Upon seeing Sigo’s title, it is easy to recall novelist John Gardner’s famous plot binary: all stories distill to ‘someone went on a journey’ or ‘a stranger came to town.’ Within the first few poems of Stranger in Town, one might find themselves spurred by the disparate, fragmented images, elusiveness of traditional direct narrative, and ethereal voice to be inclined to agree: yes, truly, a stranger is in town. Images float on the page, and particles of thought linger the way a comma might if there were nothing before or after it. Readers may feel themselves adrift, perhaps even a bit lost as they navigate what appears to be a difficult and unfamiliar psyche.

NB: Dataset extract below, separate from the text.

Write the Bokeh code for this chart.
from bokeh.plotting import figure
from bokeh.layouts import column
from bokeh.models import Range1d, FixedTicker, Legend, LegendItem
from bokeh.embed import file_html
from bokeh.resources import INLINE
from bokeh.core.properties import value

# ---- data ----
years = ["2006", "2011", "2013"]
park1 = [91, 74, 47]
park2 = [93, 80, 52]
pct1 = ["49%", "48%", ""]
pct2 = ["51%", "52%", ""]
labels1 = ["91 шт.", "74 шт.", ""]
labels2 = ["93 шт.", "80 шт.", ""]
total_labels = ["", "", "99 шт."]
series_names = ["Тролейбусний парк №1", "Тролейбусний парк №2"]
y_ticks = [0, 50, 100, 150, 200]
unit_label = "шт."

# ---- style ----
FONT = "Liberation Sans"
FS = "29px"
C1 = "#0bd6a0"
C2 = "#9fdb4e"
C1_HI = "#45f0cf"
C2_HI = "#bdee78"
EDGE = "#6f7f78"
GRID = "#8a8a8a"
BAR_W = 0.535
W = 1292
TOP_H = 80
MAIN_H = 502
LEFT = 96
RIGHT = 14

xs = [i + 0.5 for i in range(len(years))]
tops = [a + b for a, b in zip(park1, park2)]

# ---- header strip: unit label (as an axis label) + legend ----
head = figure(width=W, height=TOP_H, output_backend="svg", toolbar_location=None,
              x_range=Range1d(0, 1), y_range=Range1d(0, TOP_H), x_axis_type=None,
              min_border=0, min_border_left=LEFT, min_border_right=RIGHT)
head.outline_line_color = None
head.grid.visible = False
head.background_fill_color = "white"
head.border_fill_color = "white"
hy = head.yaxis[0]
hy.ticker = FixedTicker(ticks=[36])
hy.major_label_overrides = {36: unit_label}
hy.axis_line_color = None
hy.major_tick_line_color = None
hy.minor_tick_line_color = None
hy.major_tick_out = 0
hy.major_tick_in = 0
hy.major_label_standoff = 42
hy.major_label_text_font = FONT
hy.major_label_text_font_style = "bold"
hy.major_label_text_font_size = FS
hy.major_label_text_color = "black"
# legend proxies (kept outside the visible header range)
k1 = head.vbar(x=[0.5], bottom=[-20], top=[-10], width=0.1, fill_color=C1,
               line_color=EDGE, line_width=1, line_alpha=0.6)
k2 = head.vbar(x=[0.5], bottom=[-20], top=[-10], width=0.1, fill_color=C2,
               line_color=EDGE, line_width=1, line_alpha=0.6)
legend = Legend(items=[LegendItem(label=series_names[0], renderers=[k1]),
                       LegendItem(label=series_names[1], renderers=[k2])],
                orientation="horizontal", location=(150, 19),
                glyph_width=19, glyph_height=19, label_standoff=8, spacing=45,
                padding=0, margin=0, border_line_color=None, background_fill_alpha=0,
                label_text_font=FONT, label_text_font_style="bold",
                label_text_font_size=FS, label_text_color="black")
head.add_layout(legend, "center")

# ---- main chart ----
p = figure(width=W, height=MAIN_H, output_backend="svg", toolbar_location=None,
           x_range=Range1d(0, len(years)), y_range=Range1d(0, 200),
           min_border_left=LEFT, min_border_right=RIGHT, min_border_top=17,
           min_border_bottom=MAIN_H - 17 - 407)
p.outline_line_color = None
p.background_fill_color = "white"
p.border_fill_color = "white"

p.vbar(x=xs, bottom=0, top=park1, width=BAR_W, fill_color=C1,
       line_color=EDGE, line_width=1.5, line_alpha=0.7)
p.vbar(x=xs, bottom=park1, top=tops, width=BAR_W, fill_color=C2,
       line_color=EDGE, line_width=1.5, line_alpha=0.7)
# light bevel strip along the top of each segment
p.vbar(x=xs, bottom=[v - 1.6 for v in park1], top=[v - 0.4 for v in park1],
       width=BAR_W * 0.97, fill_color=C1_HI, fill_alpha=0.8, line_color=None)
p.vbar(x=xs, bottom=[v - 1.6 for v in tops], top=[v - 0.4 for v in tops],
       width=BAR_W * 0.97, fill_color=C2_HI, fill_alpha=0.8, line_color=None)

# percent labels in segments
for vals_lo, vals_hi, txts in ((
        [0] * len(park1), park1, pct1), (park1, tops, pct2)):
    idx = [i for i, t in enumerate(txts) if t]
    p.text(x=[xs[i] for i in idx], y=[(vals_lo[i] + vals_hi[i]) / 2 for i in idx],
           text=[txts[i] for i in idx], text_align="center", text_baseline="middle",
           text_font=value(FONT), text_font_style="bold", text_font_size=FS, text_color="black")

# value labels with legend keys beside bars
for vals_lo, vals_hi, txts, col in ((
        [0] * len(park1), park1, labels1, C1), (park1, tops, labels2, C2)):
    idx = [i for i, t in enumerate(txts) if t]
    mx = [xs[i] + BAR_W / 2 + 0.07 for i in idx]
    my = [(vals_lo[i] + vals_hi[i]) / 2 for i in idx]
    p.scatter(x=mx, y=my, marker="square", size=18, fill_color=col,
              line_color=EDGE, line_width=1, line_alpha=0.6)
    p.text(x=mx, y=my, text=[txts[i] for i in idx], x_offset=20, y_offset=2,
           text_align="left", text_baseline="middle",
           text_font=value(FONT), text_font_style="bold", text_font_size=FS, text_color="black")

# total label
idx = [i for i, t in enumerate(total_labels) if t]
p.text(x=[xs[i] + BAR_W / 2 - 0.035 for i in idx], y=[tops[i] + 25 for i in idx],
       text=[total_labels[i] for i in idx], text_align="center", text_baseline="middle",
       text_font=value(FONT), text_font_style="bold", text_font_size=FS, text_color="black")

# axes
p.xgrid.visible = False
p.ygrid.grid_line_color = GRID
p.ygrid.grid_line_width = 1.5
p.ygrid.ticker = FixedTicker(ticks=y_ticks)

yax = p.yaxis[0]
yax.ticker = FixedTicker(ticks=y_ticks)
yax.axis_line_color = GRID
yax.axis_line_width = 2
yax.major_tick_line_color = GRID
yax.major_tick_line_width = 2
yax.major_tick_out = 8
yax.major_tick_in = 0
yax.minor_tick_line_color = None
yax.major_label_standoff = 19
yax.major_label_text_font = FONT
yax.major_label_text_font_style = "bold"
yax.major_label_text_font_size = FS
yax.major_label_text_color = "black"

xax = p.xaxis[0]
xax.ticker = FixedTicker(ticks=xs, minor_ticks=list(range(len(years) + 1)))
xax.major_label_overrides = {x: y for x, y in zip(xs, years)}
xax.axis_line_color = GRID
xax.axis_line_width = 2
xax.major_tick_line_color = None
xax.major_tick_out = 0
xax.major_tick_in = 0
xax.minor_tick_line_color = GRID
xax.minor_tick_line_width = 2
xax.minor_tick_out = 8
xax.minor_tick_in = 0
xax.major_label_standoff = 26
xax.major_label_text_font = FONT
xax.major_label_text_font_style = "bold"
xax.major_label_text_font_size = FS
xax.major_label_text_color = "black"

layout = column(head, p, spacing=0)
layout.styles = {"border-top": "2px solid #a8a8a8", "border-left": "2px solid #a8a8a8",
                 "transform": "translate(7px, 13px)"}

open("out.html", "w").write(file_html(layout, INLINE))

Yet it does not take long for the uncanny effect of this to set in. In the poem “Daybreak Star,” Sigo writes, “The films and tapes/ & cinemascopes/ I screened all together/ & typed out a list/ THINGS I FIND EXTINCT/ The audience, my own/ a higher order/ with whom/ I would consent to learn/ read, converse, never this building/ a replica world,” and the reader realizes that in this book, a stranger hasn’t come to town; the town was not the town we thought it was to begin with. “The audience,” the one wowed by past works, can’t be wowed by those works again for the first time. Sigo is not necessarily concerned with asking us to reconsider the familiar as is typically seen in the stranger-came-to-town-formula, but rather to dare to strip the familiar to pieces and build something entirely new out of it, to rediscover recognition by looking deep into the eyes of a stranger who expresses in the titular poem that he “enjoy[s] reading signs/ through the fog.”
Through the sign metaphor, we begin to see a book that offers a fresh perspective on the concept of location and one’s relationship to it. When strangers approach a town, (in other words, the space of the book’s meaning), we see the signs on the highway, and we build the town ourselves out of the impressions they create before we even arrive – we imagine the context, lay out streets, and plant trees in the space between the images the signs create. Furthermore, even when we arrive at the town and discover it isn’t precisely what we imagined, the signs shape our perception of what our senses ultimately receive. As a result, we share the same nervous space as the speaker of “Seriously Underdressed” as he runs the list of clothes he deems insufficient for an unnamed destination, we pour over the “Blueprints/ for imperial/ washrooms” on his desk in “Lisbon,” and we find ourselves building a depth of understanding of the speaker from such glimpses and shadows that we could never have gained with the speaker’s whole world bathed in light.
To this reader, this is both how the images in Sigo’s poems and the poems themselves operate. They are signs in the fog that shape and craft the reader’s view of the space of the collection, but the reader invests them with both conscious and subconscious associations and bridges to draw them together. When we encounter poems like “A Gallows Garden” whose spacious formatting draws the eyes across the page to sparse and intriguing fragments, we see each 2-3 word phrase as a separate sign with its own illumination, even when they directly follow the prior phrase syntactically. In this way, the cumulative effect of Sigo’s approach to spacing, image, and meaning invest the work with an impressive sense of economy and compression.
Of course, Sigo also provides some clear street signs for his reader as well, such as in the poem “Morning Train.” Here, we see the speaker settling down to compose a poem in his hotel room, finding “in every verse/ an alcove, a rest, a bloody lumbering foot,” and the directness and simplicity of the narrative in this poem makes perfect sense; every traveler recognizes the inside of a hotel room. It’s easy to find comfort in the familiarity of overnight furnishings, but Sigo ensures that this sense of comfort is fleeting. The “rest” is marred by the deep throb of the foot, which we sense means the burden of travel, the toil of craft, and the inevitable restlessness when dealing with unsurprising confines. Furthermore, the speaker has “cracked the words filled with wine,” and we know the real pleasure lies not in the respite, and that the speaker has already mentally thrust that bloody foot out the door.
All these elements coalesce in the prose poem “The Sun” which appears late in the collection as Sigo tells the reader “When I allow a narrative to develop between lines it feels as if I’ve left open a door to my room, flooding it with outside light.” Sigo does not want to tell a story, he wants the reader to collaborate on building one with him because “boredom is the cardinal sin.” If the reader awaited the narrative passively outside that door, Sigo’s poems where “all surrounding lines slide out at the last possible second. The lines that remain are then shocked into levitation” would raise signs in the fog with no stranger to guide. The reader must consider that Sigo aims to marry the craft of the poem to something more akin to the craft of the magician. This is not to say that Sigo plays a trick, but rather he invites us to share a new reality, one that is sometimes dark and toilsome and sometimes magical, and one that always requires the consent and contribution of the audience. After all, a vanishing act would not make us gasp if no one stepped up and asked to disappear, but the real magic is that Stranger in Town not only draws out our willingness to collaborate with the page: it lets us find ourselves somewhere we’ve never been until it is time to reappear.